Volodymyr Babchuk posted 13 patches 2 years, 6 months ago
There is a newer version of this series
[PATCH v8 09/13] vpci/header: emulate PCI_COMMAND register for guests
Posted by Volodymyr Babchuk 2 years, 6 months ago
From: Oleksandr Andrushchenko <oleksandr_andrushchenko@epam.com>

Xen and/or Dom0 may have put values in PCI_COMMAND which they expect
to remain unaltered. PCI_COMMAND_SERR bit is a good example: while the
guest's view of this will want to be zero initially, the host having set
it to 1 may not easily be overwritten with 0, or else we'd effectively
imply giving the guest control of the bit. Thus, PCI_COMMAND register needs
proper emulation in order to honor host's settings.

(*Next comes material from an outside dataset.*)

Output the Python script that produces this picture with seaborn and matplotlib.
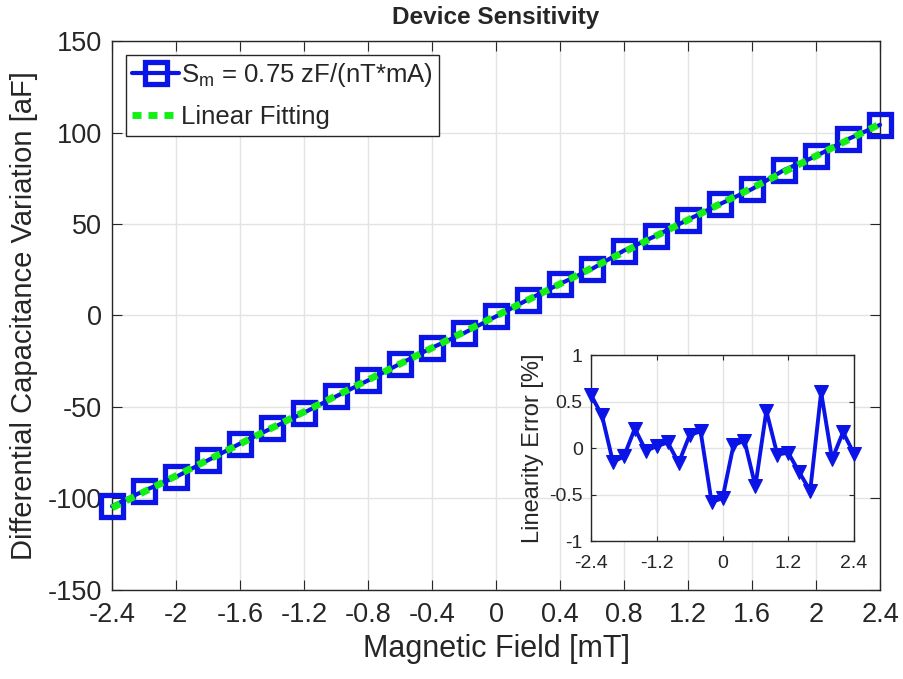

There are examples of emulators [1], [2] which already deal with PCI_COMMAND
register emulation and it seems that at most they care about is the only INTx
bit (besides IO/memory enable and bus master which are write through).
It could be because in order to properly emulate the PCI_COMMAND register
we need to know about the whole PCI topology, e.g. if any setting in device's
command register is aligned with the upstream port etc.
This makes me think that because of this complexity others just ignore that.
Neither I think this can easily be done in Xen case.

According to "PCI LOCAL BUS SPECIFICATION, REV. 3.0", section "6.2.2
Device Control" the reset state of the command register is typically 0,
so when assigning a PCI device use 0 as the initial state for the guest's view
of the command register.

For now our emulation only makes sure INTx is set according to the host
requirements, i.e. depending on MSI/MSI-X enabled state.

This implementation and the decision to only emulate INTx bit for now
is based on the previous discussion at [3].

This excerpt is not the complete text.